Geçen hafta Hırvatistan’ın sahil kenti Dubrovnik’e gittim. Dubrovnik, gerçekten gidenlerin anlattıkları kadar güzel. Şehrin içi ve denizi tertemiz. Etrafı yemyeşil adacıklar ile çevrilmiş. Koyları tam tekne ile mavi tura çıkılacak cinsten. Sanki 20 yıl önce bizde olduğu gibi. Son derece sessiz ve sakin. Yanınıza başka teknelerin yanaştığını pek görmüyorsunuz. Deniz mahsullerini seviyorsanız Dubrovnik’in tadına doyamazsınız. Istakoz, böcek, ahtapot, kalamar, karides, midye, istiridye ne isterseniz var. Hepsi de taptaze ve inanılmaz lezzetli. Yemekleri pişirmesini ve de soslamasını çok iyi biliyorlar. Fiyatlar makul. Bizden daha ucuz. Turistik ama kaliteli balıkçı restoranları var. “Old Town” dedikleri şehrin merkezindeki kale manzaralı “Nautika” ve “Proto” en iyileri. Gil’s denilen bir başka popüler mekanın manzarası mükemmel ama yemekleri iyi değil. Ayrıca tekne ile gidebileceğiniz yerlerden Lopud Adası’ndaki “Obala”yı, Kobaş’taki “Niko’nun Yeri”ni ve özellikle Şipan’da Marko Prizmiç’in tarihi, otantik Çekoslavak porselen tabaklar üstünde gurme yemekler sunduğu Kod-Marka’yı da tavsiye edebilirim. Ben Dubrovnik’e inanılmaz rahat gittim. Pronto Tour her hafta Pazar günleri oraya haftalık bir tur düzenliyor. THY ile İstanbul’dan 1.5 saatte direkt uçuyorsunuz. Bu çok büyük bir avantaj. Aksi halde Belgrad’tan aktarmalı gitmek ve saatlerce çile çekmek zorundasınız. Bütçenize göre her türlü konforda otel var. Transferleri de ayarlamışlar. Bosna dahil bir dolu tur düzenliyorlar. Rehberleri bilgili ve çok profesyonel. Pronto Tour’un sahibi sevgili Ali Onaran’ı taşın altına elini koyarak Dubrovnik’i ilk kez bu yıl Türk turistlere açtığı için kutluyorum. Önümüzdeki yıllarda çok popüler bir yer olacak. Avrupa hatta dünya jet sosyetesi orayı keşfetmiş bile. Geçenlerde açılışı yapılan bizim Rixos’ta kendinizi yabancı hissetmezsiniz. Şef aşçı Özgür, hem yaratıcı hem de çok başarılı. Dubrovnik gezisi Ramazan Bayramı için ideal bir seçenek. Mutlaka gidin ve bir görün!

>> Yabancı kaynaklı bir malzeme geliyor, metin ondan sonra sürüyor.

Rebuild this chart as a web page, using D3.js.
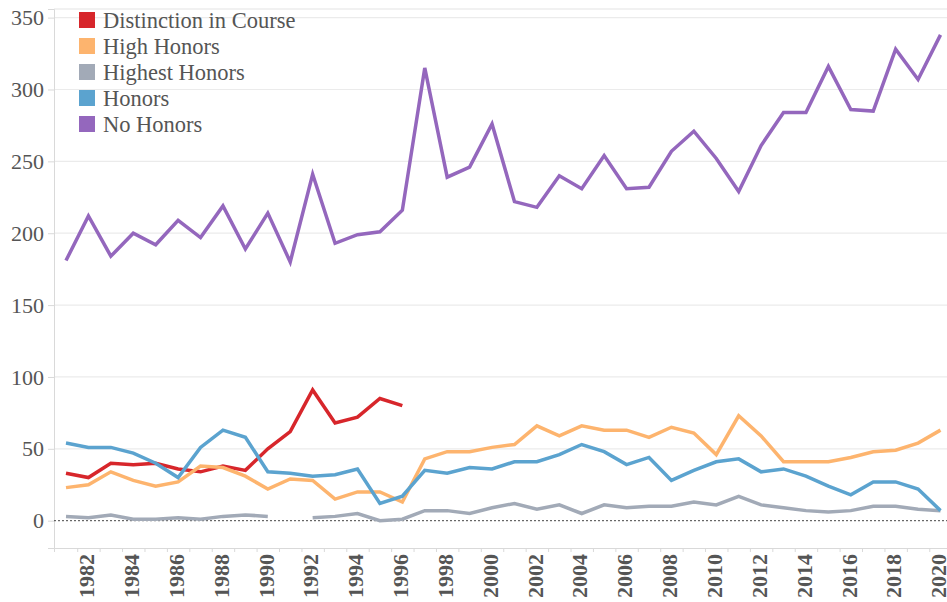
<!DOCTYPE html>
<html>
<head>
<meta charset="utf-8">
<script src="https://cdn.jsdelivr.net/npm/d3@7"></script>
<style>
  body { margin: 0; background: #fff; }
  svg { display: block; font-family: "Liberation Serif", "Times New Roman", serif; }
</style>
</head>
<body>
<div id="chart"></div>
<script>
var width = 947, height = 602

// data
var years = d3.range(1981, 2021)
var series = ['Distinction in Course', 'High Honors', 'Highest Honors', 'Honors', 'No Honors']
var colors = ['#d7262b', '#fdb46e', '#a2aab7', '#5ba3cf', '#9467bd']

var distinction = [33, 30, 40, 39, 40, 36, 34, 38, 35, 50, 62, 91, 68, 72, 85, 80]
var highHonors = [23, 25, 34, 28, 24, 27, 38, 37, 31, 22, 29, 28, 15, 20, 20, 13,
  43, 48, 48, 51, 53, 66, 59, 66, 63, 63, 58, 65, 61, 46, 73, 59, 41, 41, 41, 44, 48, 49, 54, 63]
var highestHonors = [3, 2, 4, 1, 1, 2, 1, 3, 4, 3, null, 2, 3, 5, 0, 1,
  7, 7, 5, 9, 12, 8, 11, 5, 11, 9, 10, 10, 13, 11, 17, 11, 9, 7, 6, 7, 10, 10, 8, 7]
var honors = [54, 51, 51, 47, 40, 30, 51, 63, 58, 34, 33, 31, 32, 36, 12, 17,
  35, 33, 37, 36, 41, 41, 46, 53, 48, 39, 44, 28, 35, 41, 43, 34, 36, 31, 24, 18, 27, 27, 22, 7]
var noHonors = [181, 212, 184, 200, 192, 209, 197, 219, 189, 214, 180, 241, 193, 199, 201, 216,
  315, 239, 246, 276, 222, 218, 240, 231, 254, 231, 232, 257, 271, 252, 229, 261, 284, 284, 316, 286, 285, 328, 307, 338]

var yTicks = [0, 50, 100, 150, 200, 250, 300, 350]
var xLabels = d3.range(1982, 2021, 2)

var allValues = [distinction, highHonors, highestHonors, honors, noHonors]

var svg = d3.select('#chart').append('svg')
  .attr('width', width)
  .attr('height', height)

var x = d3.scaleLinear().domain([1980.465, 2020.29]).range([54, 947])
var y = d3.scaleLinear().domain([-19, 356]).range([548, 9])

// title (cut off at the top in the original)
svg.append('text')
  .attr('x', 350)
  .attr('y', -6)
  .attr('text-anchor', 'end')
  .style('font-size', '21px')
  .style('font-weight', 'bold')
  .attr('fill', '#333')
  .text('Degrees Awarded by Type')

// grid
svg.append('g').selectAll('line')
  .data(yTicks.filter(function(d) {return d !== 0}))
  .enter().append('line')
  .attr('x1', x.range()[0]).attr('x2', x.range()[1])
  .attr('y1', function(d) {return y(d)}).attr('y2', function(d) {return y(d)})
  .attr('stroke', '#ebebeb').attr('stroke-width', 1.2)

// frame
svg.append('line')
  .attr('x1', x.range()[0]).attr('x2', x.range()[1])
  .attr('y1', y.range()[1]).attr('y2', y.range()[1])
  .attr('stroke', '#e3e3e3')

// y axis
var yAxis = svg.append('g')
  .attr('transform', 'translate(' + x.range()[0] + ',0)')
  .call(d3.axisLeft(y).tickValues(yTicks).tickSize(6).tickPadding(4))
yAxis.select('.domain').attr('stroke', '#d9d9d9')
yAxis.selectAll('.tick line').attr('stroke', '#d9d9d9')
yAxis.selectAll('text')
  .style('font-family', '"Liberation Serif", serif')
  .style('font-size', '22px')
  .attr('fill', '#555')

// x axis
var xAxis = svg.append('g')
  .attr('transform', 'translate(0,' + y.range()[0] + ')')
  .call(d3.axisBottom(x).tickValues(d3.range(1981.5, 2020, 1)).tickSize(4).tickFormat(''))
xAxis.select('.domain').attr('stroke', '#d9d9d9')
xAxis.selectAll('.tick line').attr('stroke', '#d9d9d9')

svg.append('g').selectAll('text')
  .data(xLabels)
  .enter().append('text')
  .attr('transform', function(d) {return 'translate(' + (x(d) - 2) + ',' + (y.range()[0] + 6) + ') rotate(-90)'})
  .attr('text-anchor', 'end')
  .attr('dy', '0.35em')
  .style('font-size', '22px')
  .style('font-weight', 'bold')
  .attr('fill', '#555')
  .text(function(d) {return d})

// zero line
svg.append('line')
  .attr('x1', x.range()[0]).attr('x2', x.range()[1])
  .attr('y1', y(0)).attr('y2', y(0))
  .attr('stroke', '#444').attr('stroke-width', 1)
  .attr('stroke-dasharray', '2,2')

// lines
var line = d3.line()
  .defined(function(d) {return d[1] !== null})
  .x(function(d) {return x(d[0])})
  .y(function(d) {return y(d[1])})

allValues.forEach(function(vals, i) {
  var pts = vals.map(function(v, j) {return [years[j], v]})
  svg.append('path')
    .attr('d', line(pts))
    .attr('fill', 'none')
    .attr('stroke', colors[i])
    .attr('stroke-width', 3.5)
    .attr('stroke-linejoin', 'miter')
})

// legend
var legend = svg.append('g').selectAll('g')
  .data(series)
  .enter().append('g')
  .attr('transform', function(d, i) {return 'translate(79,' + (12 + i * 26) + ')'})

legend.append('rect')
  .attr('width', 16).attr('height', 16)
  .attr('fill', function(d, i) {return colors[i]})

legend.append('text')
  .attr('x', 24).attr('y', 8)
  .attr('dy', '0.35em')
  .style('font-size', '22.5px')
  .attr('fill', '#555')
  .text(function(d) {return d})
</script>
</body>
</html>
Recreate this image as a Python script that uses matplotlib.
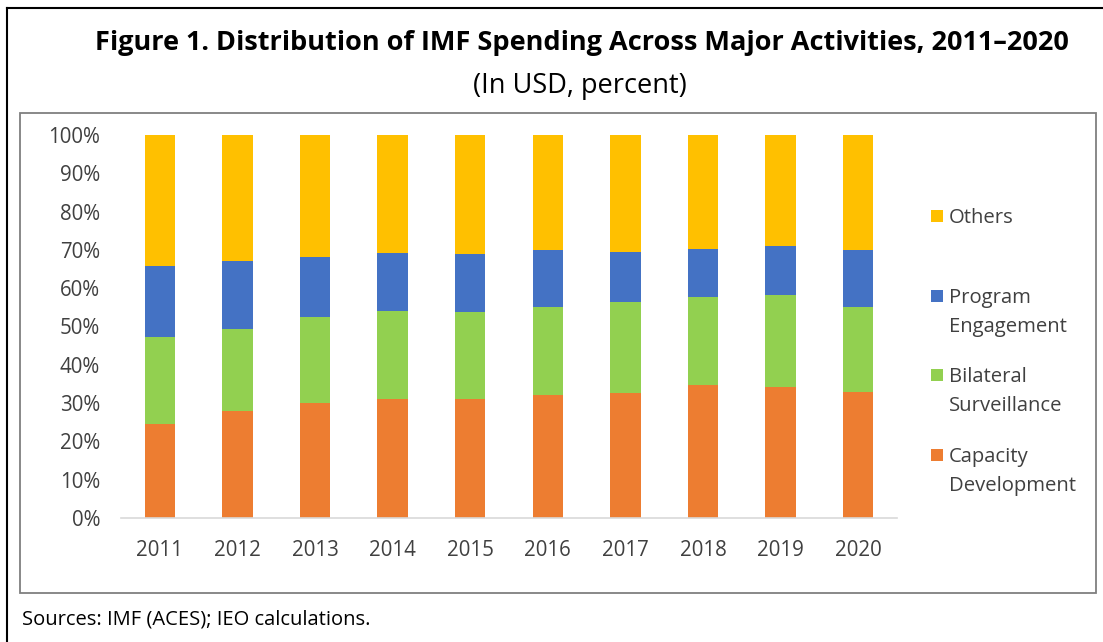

Ver oyunu kessinler parmağını

Afganistan’da aşırı dinci Taliban seçimde oy kullananları, boyalı parmaklarını keserek cezalandırıyormuş. Ülkede bu yüzden seçimlere katılım yüzde 40’ta kalmış. Bizdeki seçimlerde parmağınızı kesmiyorlar. Seçimlere katılım oranı da her defasında artıyor. Ancak bu iyi haber mi bilemiyorum. Çünkü bizde parmağı kesilmeyen seçmen, oyunu verdikten sonra kafasını duvardan duvara vuruyor!